Recently, a movie was released that became popular among many religious folk. The film was an account of a young boy’s experience of dying, going to heaven and then returning from heaven. The source for the film is a non-fiction book, which is actually just one of other books with the same basic theme of dying, visiting heaven, and returning to talk about it.
Such stories seem to enjoy significant reception from religious readers or moviegoers. I am not sure why. Perhaps there is that need to be assured that “heaven is real.” Somehow testimonies of people who claim to have experienced visiting heaven helps to calm people’s anxieties about one’s eternal destiny. Perhaps they find in these stories experiential “proof” for their belief in heaven. And they want to believe that such proof helps to silence the objections of nonbelievers. Is this even necessary?
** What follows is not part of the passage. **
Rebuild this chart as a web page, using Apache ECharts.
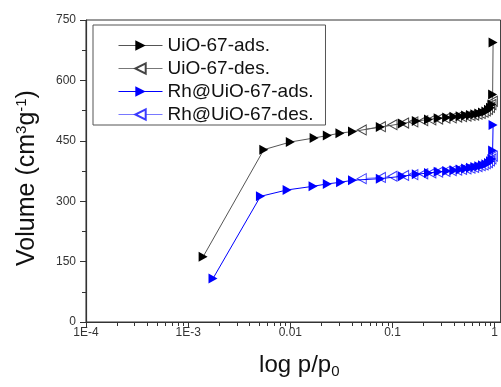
<!DOCTYPE html>
<html>
<head>
<meta charset="utf-8">
<script src="https://cdn.jsdelivr.net/npm/echarts@6/dist/echarts.min.js"></script>
<style>
  html, body { margin: 0; padding: 0; background: #fff; }
  #chart { width: 501px; height: 387px; }
</style>
</head>
<body>
<div id="chart"></div>
<script>
// 吸附等温线数据 [p/p0, volume]
const uioAds = [[0.0014, 162], [0.0055, 428], [0.0100, 447], [0.0171, 457], [0.023, 463], [0.0306, 469], [0.0406, 473], [0.076, 484], [0.125, 493], [0.171, 499], [0.225, 503], [0.28, 506], [0.34, 508], [0.40, 510], [0.46, 511], [0.52, 513], [0.58, 514], [0.64, 516], [0.70, 518], [0.76, 520], [0.82, 523], [0.87, 527], [0.91, 532], [0.94, 540], [0.955, 565], [0.965, 694]]
const uioDes = [[0.96, 548], [0.93, 540], [0.90, 533], [0.86, 528], [0.82, 524], [0.78, 521], [0.73, 518], [0.68, 516], [0.63, 514], [0.58, 513], [0.53, 511], [0.48, 510], [0.43, 509], [0.38, 507], [0.33, 506], [0.28, 504], [0.24, 502], [0.20, 500], [0.16, 497], [0.13, 494], [0.10, 490], [0.077, 485], [0.05, 477]]
const rhAds = [[0.00175, 108], [0.0051, 312], [0.0093, 328], [0.0167, 337], [0.023, 343], [0.031, 347], [0.0406, 352], [0.076, 356], [0.125, 362], [0.171, 367], [0.225, 370], [0.28, 373], [0.34, 375], [0.40, 377], [0.46, 379], [0.52, 381], [0.58, 383], [0.64, 385], [0.70, 387], [0.76, 389], [0.82, 392], [0.87, 395], [0.91, 399], [0.94, 405], [0.955, 426], [0.965, 489]]
const rhDes = [[0.96, 412], [0.93, 405], [0.90, 400], [0.86, 396], [0.82, 393], [0.78, 390], [0.73, 388], [0.68, 386], [0.63, 384], [0.58, 382], [0.53, 380], [0.48, 379], [0.43, 377], [0.38, 376], [0.33, 374], [0.28, 372], [0.24, 370], [0.20, 368], [0.16, 366], [0.13, 364], [0.10, 362], [0.077, 359], [0.05, 356]]

// 坐标轴刻度
const xMajorTicks = [1e-4, 1e-3, 0.01, 0.1, 1]
const xTickLabels = ['1E-4', '1E-3', '0.01', '0.1', '1']
const xMinorTicks = []
xMajorTicks.slice(0, 4).forEach(d => {
  for (let k = 2; k <= 9; k++) xMinorTicks.push(+(d * k).toPrecision(3))
})

const FONT = 'Arial, "Liberation Sans", sans-serif'
const RIGHT_TRI = 'path://M0,0L10,5L0,10Z'
const LEFT_TRI = 'path://M10,0L0,5L10,10Z'

const chart = echarts.init(document.getElementById('chart'))

const axisColor = '#333'

const optionData = {
  backgroundColor: '#fff',
  animation: false,
  textStyle: { fontFamily: FONT },
  grid: {
    left: 86,
    right: -2,
    top: 20,
    bottom: 65,
    show: true,
    borderColor: axisColor,
    borderWidth: 1
  },
  legend: {
    orient: 'vertical',
    left: 93,
    top: 25,
    padding: [11, 12, 1, 25],
    itemWidth: 44,
    itemHeight: 13,
    itemGap: 4,
    borderColor: '#555',
    borderWidth: 1,
    lineStyle: { width: 1 },
    textStyle: { fontSize: 19, color: '#111', fontFamily: FONT },
    data: ['UiO-67-ads.', 'UiO-67-des.', 'Rh@UiO-67-ads.', 'Rh@UiO-67-des.']
  },
  xAxis: [{
    type: 'log',
    logBase: 10,
    min: 1e-4,
    max: 1.143,
    name: '{a|log p/p}{b|0}',
    nameLocation: 'middle',
    nameGap: 30,
    nameTextStyle: {
      padding: [0, 0, 0, 12],
      rich: {
        a: { fontSize: 24, color: '#111', fontFamily: FONT },
        b: { fontSize: 15, color: '#111', fontFamily: FONT, padding: [12, 0, 0, 0] }
      }
    },
    axisLine: { show: true, lineStyle: { color: axisColor, width: 1.2 } },
    axisTick: { show: true, customValues: xMajorTicks, length: 6, lineStyle: { color: axisColor } },
    axisLabel: {
      customValues: xMajorTicks,
      margin: 5,
      fontSize: 12,
      color: '#333',
      formatter: v => xTickLabels[xMajorTicks.findIndex(t => Math.abs(Math.log10(t) - Math.log10(v)) < 1e-6)] || ''
    },
    splitLine: { show: false }
  }, {
    // 次刻度
    type: 'log',
    logBase: 10,
    min: 1e-4,
    max: 1.143,
    position: 'bottom',
    axisLine: { show: false },
    axisTick: { show: true, customValues: xMinorTicks, length: 4, lineStyle: { color: axisColor } },
    axisLabel: { show: false },
    splitLine: { show: false }
  }],
  yAxis: {
    type: 'value',
    min: 0,
    max: 750,
    interval: 150,
    name: '{a|Volume (cm}{b|3}{a|g}{b|-1}{a|)}',
    nameLocation: 'middle',
    nameGap: 45,
    nameTextStyle: {
      padding: [0, 14, 0, 0],
      rich: {
        a: { fontSize: 25, color: '#111', fontFamily: FONT },
        b: { fontSize: 15, color: '#111', fontFamily: FONT, padding: [0, 0, 12, 0] }
      }
    },
    axisLine: { show: true, lineStyle: { color: axisColor, width: 1.2 } },
    axisTick: { show: true, length: 6, lineStyle: { color: axisColor } },
    minorTick: { show: true, splitNumber: 2, length: 4, lineStyle: { color: axisColor } },
    axisLabel: { margin: 10, fontSize: 12, color: '#333' },
    splitLine: { show: false }
  },
  series: [{
    name: 'UiO-67-ads.',
    type: 'line',
    data: uioAds,
    symbol: RIGHT_TRI,
    symbolSize: [9, 10],
    lineStyle: { color: '#555', width: 1 },
    itemStyle: { color: '#000', borderWidth: 0 },
    z: 4
  }, {
    name: 'UiO-67-des.',
    type: 'line',
    data: uioDes,
    symbol: LEFT_TRI,
    symbolSize: [9, 10],
    lineStyle: { color: '#777', width: 1 },
    itemStyle: { color: '#fff', borderColor: '#444', borderWidth: 1 },
    z: 3
  }, {
    name: 'Rh@UiO-67-ads.',
    type: 'line',
    data: rhAds,
    symbol: RIGHT_TRI,
    symbolSize: [9, 10],
    lineStyle: { color: '#0000ff', width: 1 },
    itemStyle: { color: '#0000ff', borderWidth: 0 },
    z: 4
  }, {
    name: 'Rh@UiO-67-des.',
    type: 'line',
    data: rhDes,
    symbol: LEFT_TRI,
    symbolSize: [9, 10],
    lineStyle: { color: '#7878ff', width: 1 },
    itemStyle: { color: '#fff', borderColor: '#3a3aff', borderWidth: 1 },
    z: 3
  }]
}

chart.setOption(optionData)
</script>
</body>
</html>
Just last month, a teenager retracted his story of a visit to heaven when he was in a coma when he was six years old. A book had been written about his supposed experience. But now he confesses that it was all a lie. One other author of a book with a similar theme has responded by declaring that he stands by his own story as true.
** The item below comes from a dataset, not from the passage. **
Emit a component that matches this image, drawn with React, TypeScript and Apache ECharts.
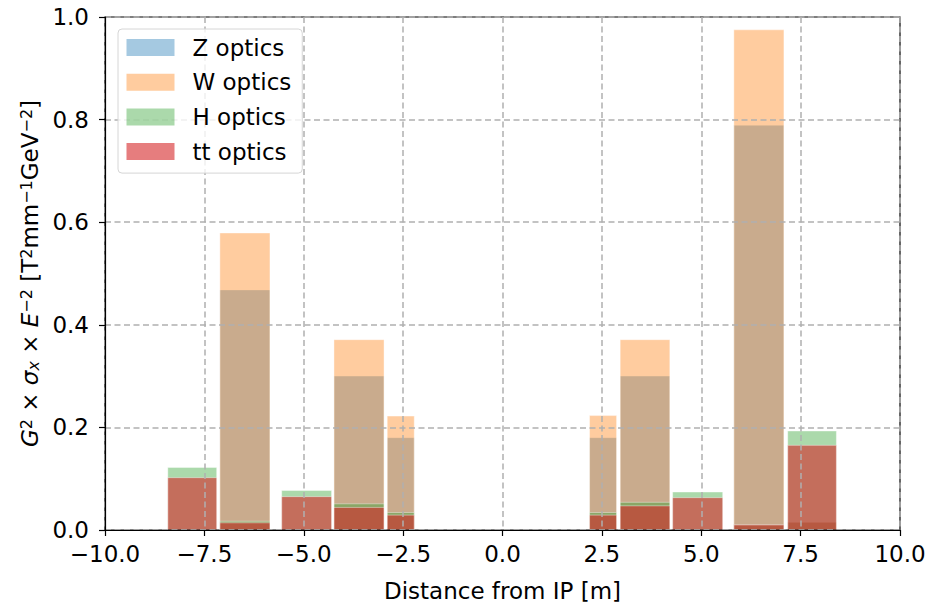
import React, { useEffect, useRef } from "react";
import * as echarts from "echarts";

const binStart = [-8.42, -7.11, -5.555, -4.24, -2.9, 2.19, 2.96, 4.28, 5.82, 7.175];
const binEnd = [-7.19, -5.85, -4.3, -2.98, -2.22, 2.87, 4.21, 5.54, 7.08, 8.4];
const zOptics = [0, 0.468, 0, 0.3, 0.18, 0.18, 0.3, 0, 0.789, 0.015];
const wOptics = [0, 0.579, 0, 0.371, 0.222, 0.223, 0.371, 0, 0.975, 0.015];
const hOptics = [0.122, 0.017, 0.077, 0.051, 0.034, 0.034, 0.054, 0.074, 0.01, 0.193];
const ttOptics = [0.102, 0.014, 0.065, 0.044, 0.029, 0.029, 0.047, 0.063, 0.01, 0.165];

const seriesNames = ["Z optics", "W optics", "H optics", "tt optics"];
const seriesValues = [zOptics, wOptics, hOptics, ttOptics];
const seriesColors = [
  "rgba(31,119,180,0.4)",
  "rgba(255,127,14,0.4)",
  "rgba(44,160,44,0.4)",
  "rgba(214,39,40,0.6)",
];

const xTicks = { min: -10, max: 10, interval: 2.5 };
const yTicks = { min: 0, max: 1, interval: 0.2 };

const FONT = "DejaVu Sans";
const FS = 23;

function fmtNum(v: number) {
  const s = Math.abs(v).toFixed(1);
  return v < 0 ? "\u2212" + s : s;
}

export default function App() {
  const ref = useRef<HTMLDivElement>(null);
  useEffect(() => {
    if (!ref.current) return;
    const chart = echarts.init(ref.current, null, { renderer: "svg" });
    const series = seriesNames.map((name, si) => {
      const data = binStart
        .map((s, i) => [s, binEnd[i], seriesValues[si][i]])
        .filter((d) => d[2] > 0);
      const color = seriesColors[si];
      return {
        type: "custom",
        name,
        z: 2,
        itemStyle: { color },
        encode: { x: [0, 1], y: 2 },
        data,
        renderItem: (params: any, api: any) => {
          const x0 = api.value(0);
          const x1 = api.value(1);
          const y = api.value(2);
          const p0 = api.coord([x0, y]);
          const p1 = api.coord([x1, 0]);
          return {
            type: "rect",
            shape: { x: p0[0], y: p0[1], width: p1[0] - p0[0], height: p1[1] - p0[1] },
            style: { fill: color, stroke: "rgba(255,255,255,0.5)", lineWidth: 0.8 },
          };
        },
      };
    });
    const option: any = {
      animation: false,
      textStyle: { fontFamily: FONT },
      grid: {
        left: 105,
        right: 26,
        top: 17,
        bottom: 72,
        containLabel: false,
        outerBoundsMode: "none",
        show: true,
        borderColor: "#000",
        borderWidth: 1.2,
        z: 3,
      },
      legend: {
        orient: "vertical",
        left: 118,
        top: 29,
        padding: [7, 11, 10, 8.5],
        itemWidth: 48,
        itemHeight: 17,
        itemGap: 11.7,
        icon: "rect",
        backgroundColor: "rgba(255,255,255,0.8)",
        borderColor: "#d6d6d6",
        borderWidth: 1,
        borderRadius: 4,
        z: 6,
        data: seriesNames,
        formatter: (n: string) => "{g| }" + n,
        textStyle: {
          fontFamily: FONT,
          fontSize: FS,
          color: "#000",
          lineHeight: 23,
          rich: { g: { width: 13, fontSize: FS } },
        },
      },
      xAxis: {
        type: "value",
        min: xTicks.min,
        max: xTicks.max,
        interval: xTicks.interval,
        z: 3,
        name: "Distance from IP [m]",
        nameLocation: "middle",
        nameGap: 49,
        nameTextStyle: { fontFamily: FONT, fontSize: FS, color: "#000" },
        axisLine: { show: true, onZero: false, lineStyle: { color: "#000", width: 1.2 } },
        axisTick: { show: true, length: 6, lineStyle: { color: "#000", width: 1.2 } },
        axisLabel: {
          margin: 12,
          fontFamily: FONT,
          fontSize: FS,
          color: "#000",
          formatter: (v: number) => fmtNum(v),
        },
        splitLine: {
          show: true,
          lineStyle: { color: "#b0b0b0", width: 1.5, type: [6, 3.5] },
        },
      },
      yAxis: {
        type: "value",
        min: yTicks.min,
        max: yTicks.max,
        interval: yTicks.interval,
        z: 3,
        name: "{i|G}{sup|2} × {i|σ}{sub|x} × {i|E}{sup|−2} [T{sup|2}mm{sup|−1}GeV{sup|−2}]",
        nameLocation: "middle",
        nameGap: 64,
        nameRotate: 90,
        nameTextStyle: {
          fontFamily: FONT,
          fontSize: FS,
          color: "#000",
          rich: {
            i: { fontFamily: FONT, fontSize: FS, fontStyle: "italic", color: "#000" },
            sup: { fontFamily: FONT, fontSize: 16, verticalAlign: "top", color: "#000" },
            sub: { fontFamily: FONT, fontSize: 16, fontStyle: "italic", verticalAlign: "bottom", color: "#000" },
          },
        },
        axisLine: { show: true, onZero: false, lineStyle: { color: "#000", width: 1.2 } },
        axisTick: { show: true, length: 6, lineStyle: { color: "#000", width: 1.2 } },
        axisLabel: {
          margin: 16,
          fontFamily: FONT,
          fontSize: FS,
          color: "#000",
          formatter: (v: number) => v.toFixed(1),
        },
        splitLine: {
          show: true,
          lineStyle: { color: "#b0b0b0", width: 1.5, type: [6, 3.5] },
        },
      },
      series,
    };
    chart.setOption(option);
    return () => chart.dispose();
  }, []);
  return (
    <div
      ref={ref}
      style={{ position: "fixed", left: 0, top: 0, width: 926, height: 602, background: "#fff" }}
    />
  );
}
In the end, it really does not matter whether or not the stories are true. The real issue is whether they are appropriate as sources to support (or even base) our belief about life in eternity. We already have the Bible that is God’s revelation of the truths he wants us to know. Do the accounts in the books and movies provide pictures of heaven and the afterlife that align properly with the biblical teaching on the matter? Sometimes I have the uneasy feeling that the desire for such stories is fueled more by a sentimental need for reassurance rather than a faith grounded in truth.
For the believer, the promise of life in eternity is not about being whisked away to some otherworldly place. It’s about living in the restored creation. And what makes life in eternity “heavenly” is not beautiful landscapes, or luxurious buildings and fixtures, or even a reunion with loved ones, but the immediate presence of the Lord himself.
“Then I saw ‘a new heaven and a new earth,’ for the first heaven and the first earth had passed away … And I heard a loud voice from the throne saying, ‘Look! God’s dwelling place is now among the people, and he will dwell with them. They will be his people, and God himself will be with them and be their God’” (Revelation 21:1, 3 NIV). Perhaps we may say that God’s people do not visit heaven; heaven comes to God’s people.